--- START OF Given data ---

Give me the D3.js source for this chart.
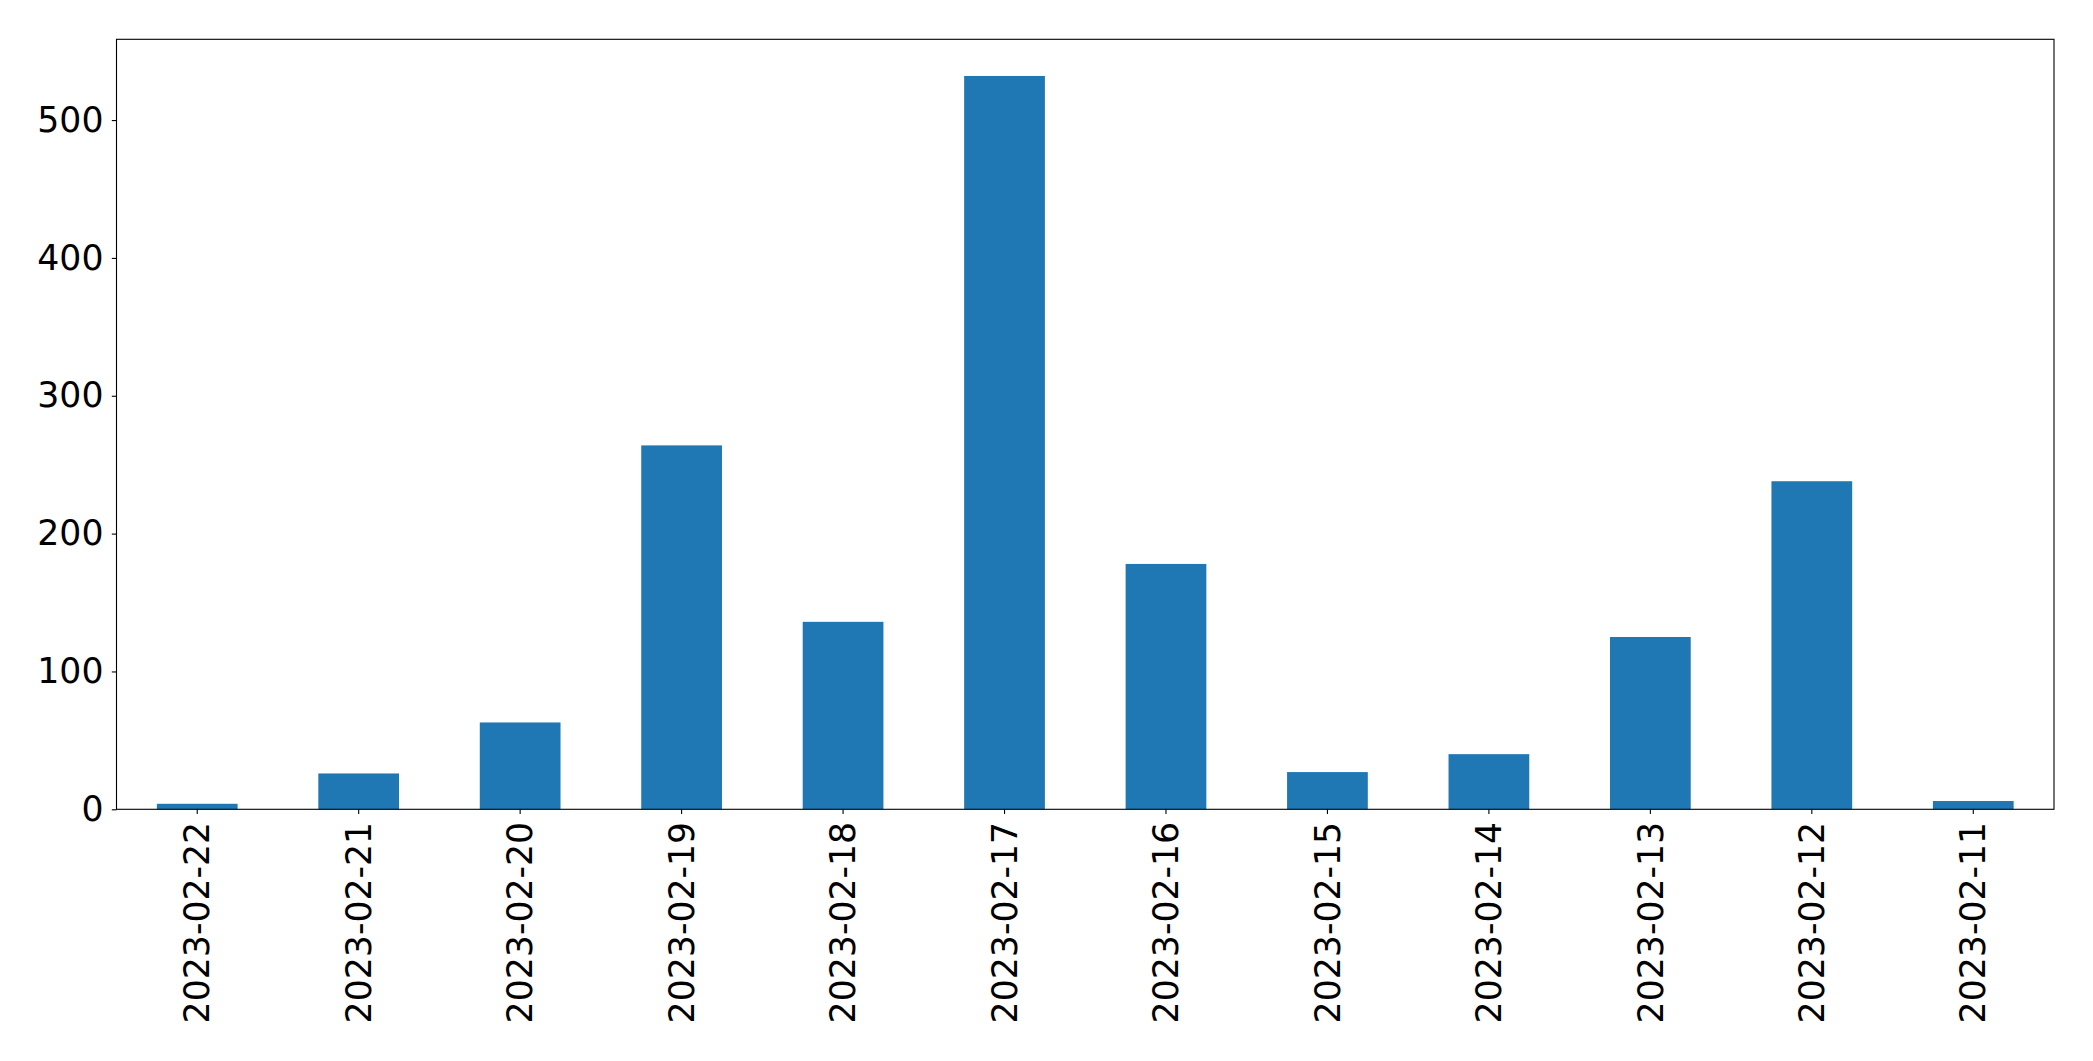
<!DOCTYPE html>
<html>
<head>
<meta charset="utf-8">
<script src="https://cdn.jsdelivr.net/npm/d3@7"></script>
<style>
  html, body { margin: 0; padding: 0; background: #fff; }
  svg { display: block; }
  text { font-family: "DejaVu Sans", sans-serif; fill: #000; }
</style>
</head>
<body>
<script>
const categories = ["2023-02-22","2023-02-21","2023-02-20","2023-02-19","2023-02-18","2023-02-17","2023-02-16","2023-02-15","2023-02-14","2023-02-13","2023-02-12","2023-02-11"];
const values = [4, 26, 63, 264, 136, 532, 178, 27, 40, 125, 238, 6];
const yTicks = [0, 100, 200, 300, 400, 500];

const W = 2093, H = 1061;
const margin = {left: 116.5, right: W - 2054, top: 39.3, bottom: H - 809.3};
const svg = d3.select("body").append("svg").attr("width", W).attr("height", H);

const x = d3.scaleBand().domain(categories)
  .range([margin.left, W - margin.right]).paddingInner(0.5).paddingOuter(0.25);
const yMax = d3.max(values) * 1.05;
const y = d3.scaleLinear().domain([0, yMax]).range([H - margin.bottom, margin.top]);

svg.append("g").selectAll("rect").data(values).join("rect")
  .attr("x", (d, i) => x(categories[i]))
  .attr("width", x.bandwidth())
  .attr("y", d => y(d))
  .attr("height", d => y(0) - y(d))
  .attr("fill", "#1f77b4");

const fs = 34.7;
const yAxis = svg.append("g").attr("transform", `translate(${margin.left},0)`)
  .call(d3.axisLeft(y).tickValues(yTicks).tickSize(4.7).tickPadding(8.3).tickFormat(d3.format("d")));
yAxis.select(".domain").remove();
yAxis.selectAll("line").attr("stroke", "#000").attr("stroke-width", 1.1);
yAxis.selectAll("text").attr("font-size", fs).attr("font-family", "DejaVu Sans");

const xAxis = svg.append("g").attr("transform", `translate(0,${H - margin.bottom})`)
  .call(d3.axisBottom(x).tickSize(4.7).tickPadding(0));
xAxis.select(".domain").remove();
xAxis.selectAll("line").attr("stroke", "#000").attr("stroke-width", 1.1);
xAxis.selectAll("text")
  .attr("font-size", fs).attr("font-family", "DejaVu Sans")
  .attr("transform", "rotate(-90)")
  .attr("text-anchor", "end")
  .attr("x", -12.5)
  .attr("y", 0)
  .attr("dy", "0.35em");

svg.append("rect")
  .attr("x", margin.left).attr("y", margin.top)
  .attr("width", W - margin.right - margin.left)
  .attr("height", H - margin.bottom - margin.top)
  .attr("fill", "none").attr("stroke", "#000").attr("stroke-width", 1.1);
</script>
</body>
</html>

--- END OF Given data ---

Your task:
Send back the data above word for word, with the pictures left out.

Written response:
Give me the D3.js source for this chart.
<!DOCTYPE html>
<html>
<head>
<meta charset="utf-8">
<script src="https://cdn.jsdelivr.net/npm/d3@7"></script>
<style>
  html, body { margin: 0; padding: 0; background: #fff; }
  svg { display: block; }
  text { font-family: "DejaVu Sans", sans-serif; fill: #000; }
</style>
</head>
<body>
<script>
const categories = ["2023-02-22","2023-02-21","2023-02-20","2023-02-19","2023-02-18","2023-02-17","2023-02-16","2023-02-15","2023-02-14","2023-02-13","2023-02-12","2023-02-11"];
const values = [4, 26, 63, 264, 136, 532, 178, 27, 40, 125, 238, 6];
const yTicks = [0, 100, 200, 300, 400, 500];

const W = 2093, H = 1061;
const margin = {left: 116.5, right: W - 2054, top: 39.3, bottom: H - 809.3};
const svg = d3.select("body").append("svg").attr("width", W).attr("height", H);

const x = d3.scaleBand().domain(categories)
  .range([margin.left, W - margin.right]).paddingInner(0.5).paddingOuter(0.25);
const yMax = d3.max(values) * 1.05;
const y = d3.scaleLinear().domain([0, yMax]).range([H - margin.bottom, margin.top]);

svg.append("g").selectAll("rect").data(values).join("rect")
  .attr("x", (d, i) => x(categories[i]))
  .attr("width", x.bandwidth())
  .attr("y", d => y(d))
  .attr("height", d => y(0) - y(d))
  .attr("fill", "#1f77b4");

const fs = 34.7;
const yAxis = svg.append("g").attr("transform", `translate(${margin.left},0)`)
  .call(d3.axisLeft(y).tickValues(yTicks).tickSize(4.7).tickPadding(8.3).tickFormat(d3.format("d")));
yAxis.select(".domain").remove();
yAxis.selectAll("line").attr("stroke", "#000").attr("stroke-width", 1.1);
yAxis.selectAll("text").attr("font-size", fs).attr("font-family", "DejaVu Sans");

const xAxis = svg.append("g").attr("transform", `translate(0,${H - margin.bottom})`)
  .call(d3.axisBottom(x).tickSize(4.7).tickPadding(0));
xAxis.select(".domain").remove();
xAxis.selectAll("line").attr("stroke", "#000").attr("stroke-width", 1.1);
xAxis.selectAll("text")
  .attr("font-size", fs).attr("font-family", "DejaVu Sans")
  .attr("transform", "rotate(-90)")
  .attr("text-anchor", "end")
  .attr("x", -12.5)
  .attr("y", 0)
  .attr("dy", "0.35em");

svg.append("rect")
  .attr("x", margin.left).attr("y", margin.top)
  .attr("width", W - margin.right - margin.left)
  .attr("height", H - margin.bottom - margin.top)
  .attr("fill", "none").attr("stroke", "#000").attr("stroke-width", 1.1);
</script>
</body>
</html>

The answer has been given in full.